** Given exercise **
Leave out every picture, then transcribe the rest of the listing exactly.

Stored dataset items
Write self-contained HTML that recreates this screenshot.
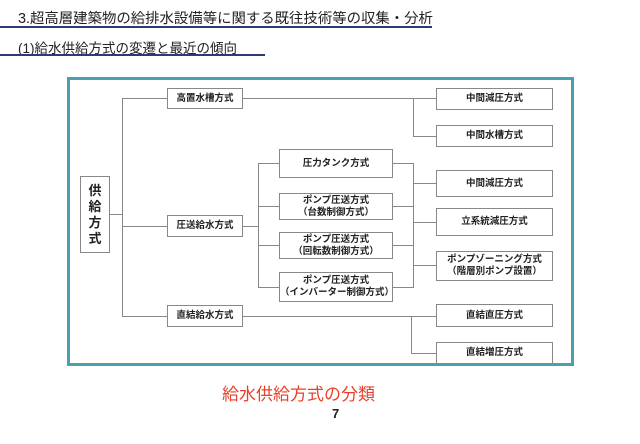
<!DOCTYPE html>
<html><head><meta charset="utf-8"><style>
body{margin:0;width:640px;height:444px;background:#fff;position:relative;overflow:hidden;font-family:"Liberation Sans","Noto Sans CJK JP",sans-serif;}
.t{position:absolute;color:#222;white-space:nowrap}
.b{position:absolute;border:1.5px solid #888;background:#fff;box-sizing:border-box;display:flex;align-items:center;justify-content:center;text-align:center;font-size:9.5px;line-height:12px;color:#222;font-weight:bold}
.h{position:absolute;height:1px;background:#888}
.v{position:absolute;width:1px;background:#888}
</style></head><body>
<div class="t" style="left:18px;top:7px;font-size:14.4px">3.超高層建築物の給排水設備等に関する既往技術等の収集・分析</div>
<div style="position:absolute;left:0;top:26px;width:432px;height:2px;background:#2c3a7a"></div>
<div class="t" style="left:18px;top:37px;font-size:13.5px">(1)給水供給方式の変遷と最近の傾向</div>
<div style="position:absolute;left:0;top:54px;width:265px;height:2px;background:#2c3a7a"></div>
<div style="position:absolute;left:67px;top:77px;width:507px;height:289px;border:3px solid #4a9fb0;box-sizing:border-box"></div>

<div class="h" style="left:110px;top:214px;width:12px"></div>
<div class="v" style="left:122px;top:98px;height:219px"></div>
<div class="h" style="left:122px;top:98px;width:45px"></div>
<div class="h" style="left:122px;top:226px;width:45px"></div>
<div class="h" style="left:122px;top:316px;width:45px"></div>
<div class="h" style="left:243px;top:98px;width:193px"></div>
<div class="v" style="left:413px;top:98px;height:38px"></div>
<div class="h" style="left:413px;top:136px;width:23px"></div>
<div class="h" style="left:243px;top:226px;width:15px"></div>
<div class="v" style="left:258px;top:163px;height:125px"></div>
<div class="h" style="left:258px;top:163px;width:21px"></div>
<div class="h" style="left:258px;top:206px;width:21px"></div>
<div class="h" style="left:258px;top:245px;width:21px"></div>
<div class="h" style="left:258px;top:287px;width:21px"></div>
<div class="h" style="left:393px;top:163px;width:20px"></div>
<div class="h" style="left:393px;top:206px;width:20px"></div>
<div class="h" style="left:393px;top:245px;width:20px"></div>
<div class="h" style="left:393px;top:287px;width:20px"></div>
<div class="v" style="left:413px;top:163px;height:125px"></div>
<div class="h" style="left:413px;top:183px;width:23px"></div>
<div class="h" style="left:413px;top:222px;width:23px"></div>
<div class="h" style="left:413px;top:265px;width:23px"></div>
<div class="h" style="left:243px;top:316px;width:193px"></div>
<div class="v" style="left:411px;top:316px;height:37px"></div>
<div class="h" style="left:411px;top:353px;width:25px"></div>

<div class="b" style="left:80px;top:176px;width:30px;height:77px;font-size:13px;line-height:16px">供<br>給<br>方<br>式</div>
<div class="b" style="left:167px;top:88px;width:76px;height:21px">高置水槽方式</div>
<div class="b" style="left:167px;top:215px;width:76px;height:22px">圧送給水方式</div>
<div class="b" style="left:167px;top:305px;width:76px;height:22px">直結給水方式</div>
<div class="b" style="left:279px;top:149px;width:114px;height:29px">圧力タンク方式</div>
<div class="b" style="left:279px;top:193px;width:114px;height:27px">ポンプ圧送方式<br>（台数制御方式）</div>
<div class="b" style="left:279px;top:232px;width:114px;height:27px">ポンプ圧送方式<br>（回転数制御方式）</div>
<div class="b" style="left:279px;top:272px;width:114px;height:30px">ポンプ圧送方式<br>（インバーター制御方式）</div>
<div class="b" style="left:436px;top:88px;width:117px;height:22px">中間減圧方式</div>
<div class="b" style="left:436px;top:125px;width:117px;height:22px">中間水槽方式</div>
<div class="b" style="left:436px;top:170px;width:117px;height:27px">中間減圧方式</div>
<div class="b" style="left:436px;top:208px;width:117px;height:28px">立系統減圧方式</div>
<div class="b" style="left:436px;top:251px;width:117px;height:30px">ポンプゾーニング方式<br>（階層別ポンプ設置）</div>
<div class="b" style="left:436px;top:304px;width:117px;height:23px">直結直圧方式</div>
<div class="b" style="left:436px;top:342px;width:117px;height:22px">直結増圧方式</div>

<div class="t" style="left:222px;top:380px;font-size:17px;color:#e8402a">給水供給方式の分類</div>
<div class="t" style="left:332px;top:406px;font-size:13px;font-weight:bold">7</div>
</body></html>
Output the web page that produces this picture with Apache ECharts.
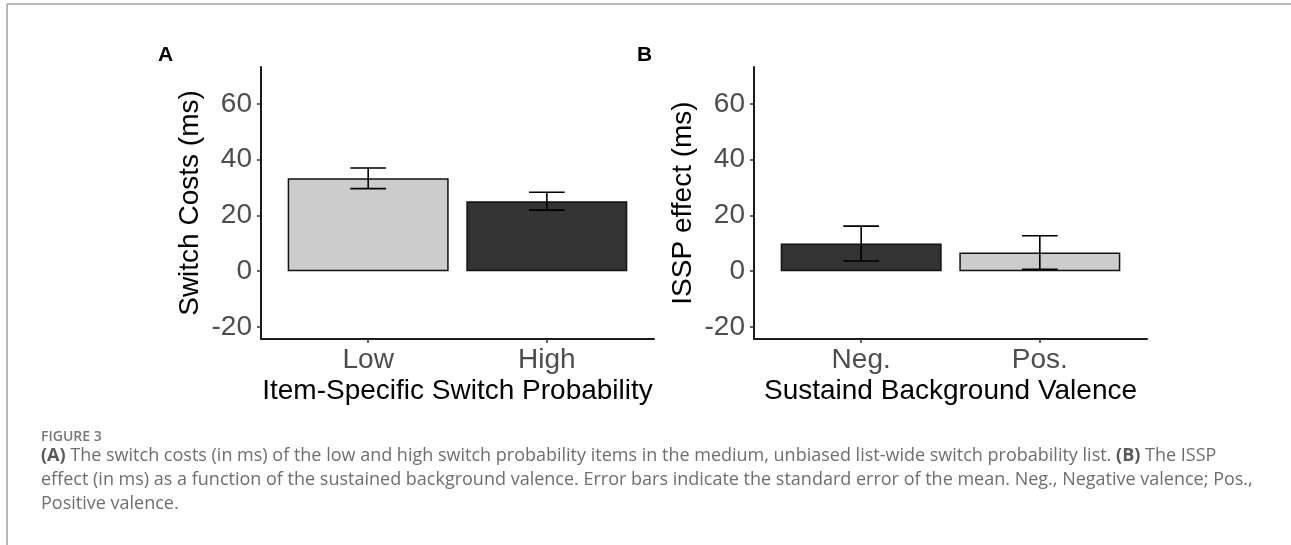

** Answer to this problem **
Write self-contained HTML that recreates this screenshot.
<!DOCTYPE html>
<html><head><meta charset="utf-8"><style>
body{margin:0;width:640px;height:444px;background:#fff;position:relative;overflow:hidden;font-family:"Liberation Sans","Noto Sans CJK JP",sans-serif;}
.t{position:absolute;color:#222;white-space:nowrap}
.b{position:absolute;border:1.5px solid #888;background:#fff;box-sizing:border-box;display:flex;align-items:center;justify-content:center;text-align:center;font-size:9.5px;line-height:12px;color:#222;font-weight:bold}
.h{position:absolute;height:1px;background:#888}
.v{position:absolute;width:1px;background:#888}
</style></head><body>
<div class="t" style="left:18px;top:7px;font-size:14.4px">3.超高層建築物の給排水設備等に関する既往技術等の収集・分析</div>
<div style="position:absolute;left:0;top:26px;width:432px;height:2px;background:#2c3a7a"></div>
<div class="t" style="left:18px;top:37px;font-size:13.5px">(1)給水供給方式の変遷と最近の傾向</div>
<div style="position:absolute;left:0;top:54px;width:265px;height:2px;background:#2c3a7a"></div>
<div style="position:absolute;left:67px;top:77px;width:507px;height:289px;border:3px solid #4a9fb0;box-sizing:border-box"></div>

<div class="h" style="left:110px;top:214px;width:12px"></div>
<div class="v" style="left:122px;top:98px;height:219px"></div>
<div class="h" style="left:122px;top:98px;width:45px"></div>
<div class="h" style="left:122px;top:226px;width:45px"></div>
<div class="h" style="left:122px;top:316px;width:45px"></div>
<div class="h" style="left:243px;top:98px;width:193px"></div>
<div class="v" style="left:413px;top:98px;height:38px"></div>
<div class="h" style="left:413px;top:136px;width:23px"></div>
<div class="h" style="left:243px;top:226px;width:15px"></div>
<div class="v" style="left:258px;top:163px;height:125px"></div>
<div class="h" style="left:258px;top:163px;width:21px"></div>
<div class="h" style="left:258px;top:206px;width:21px"></div>
<div class="h" style="left:258px;top:245px;width:21px"></div>
<div class="h" style="left:258px;top:287px;width:21px"></div>
<div class="h" style="left:393px;top:163px;width:20px"></div>
<div class="h" style="left:393px;top:206px;width:20px"></div>
<div class="h" style="left:393px;top:245px;width:20px"></div>
<div class="h" style="left:393px;top:287px;width:20px"></div>
<div class="v" style="left:413px;top:163px;height:125px"></div>
<div class="h" style="left:413px;top:183px;width:23px"></div>
<div class="h" style="left:413px;top:222px;width:23px"></div>
<div class="h" style="left:413px;top:265px;width:23px"></div>
<div class="h" style="left:243px;top:316px;width:193px"></div>
<div class="v" style="left:411px;top:316px;height:37px"></div>
<div class="h" style="left:411px;top:353px;width:25px"></div>

<div class="b" style="left:80px;top:176px;width:30px;height:77px;font-size:13px;line-height:16px">供<br>給<br>方<br>式</div>
<div class="b" style="left:167px;top:88px;width:76px;height:21px">高置水槽方式</div>
<div class="b" style="left:167px;top:215px;width:76px;height:22px">圧送給水方式</div>
<div class="b" style="left:167px;top:305px;width:76px;height:22px">直結給水方式</div>
<div class="b" style="left:279px;top:149px;width:114px;height:29px">圧力タンク方式</div>
<div class="b" style="left:279px;top:193px;width:114px;height:27px">ポンプ圧送方式<br>（台数制御方式）</div>
<div class="b" style="left:279px;top:232px;width:114px;height:27px">ポンプ圧送方式<br>（回転数制御方式）</div>
<div class="b" style="left:279px;top:272px;width:114px;height:30px">ポンプ圧送方式<br>（インバーター制御方式）</div>
<div class="b" style="left:436px;top:88px;width:117px;height:22px">中間減圧方式</div>
<div class="b" style="left:436px;top:125px;width:117px;height:22px">中間水槽方式</div>
<div class="b" style="left:436px;top:170px;width:117px;height:27px">中間減圧方式</div>
<div class="b" style="left:436px;top:208px;width:117px;height:28px">立系統減圧方式</div>
<div class="b" style="left:436px;top:251px;width:117px;height:30px">ポンプゾーニング方式<br>（階層別ポンプ設置）</div>
<div class="b" style="left:436px;top:304px;width:117px;height:23px">直結直圧方式</div>
<div class="b" style="left:436px;top:342px;width:117px;height:22px">直結増圧方式</div>

<div class="t" style="left:222px;top:380px;font-size:17px;color:#e8402a">給水供給方式の分類</div>
<div class="t" style="left:332px;top:406px;font-size:13px;font-weight:bold">7</div>
</body></html>
Output the web page that produces this picture with Apache ECharts.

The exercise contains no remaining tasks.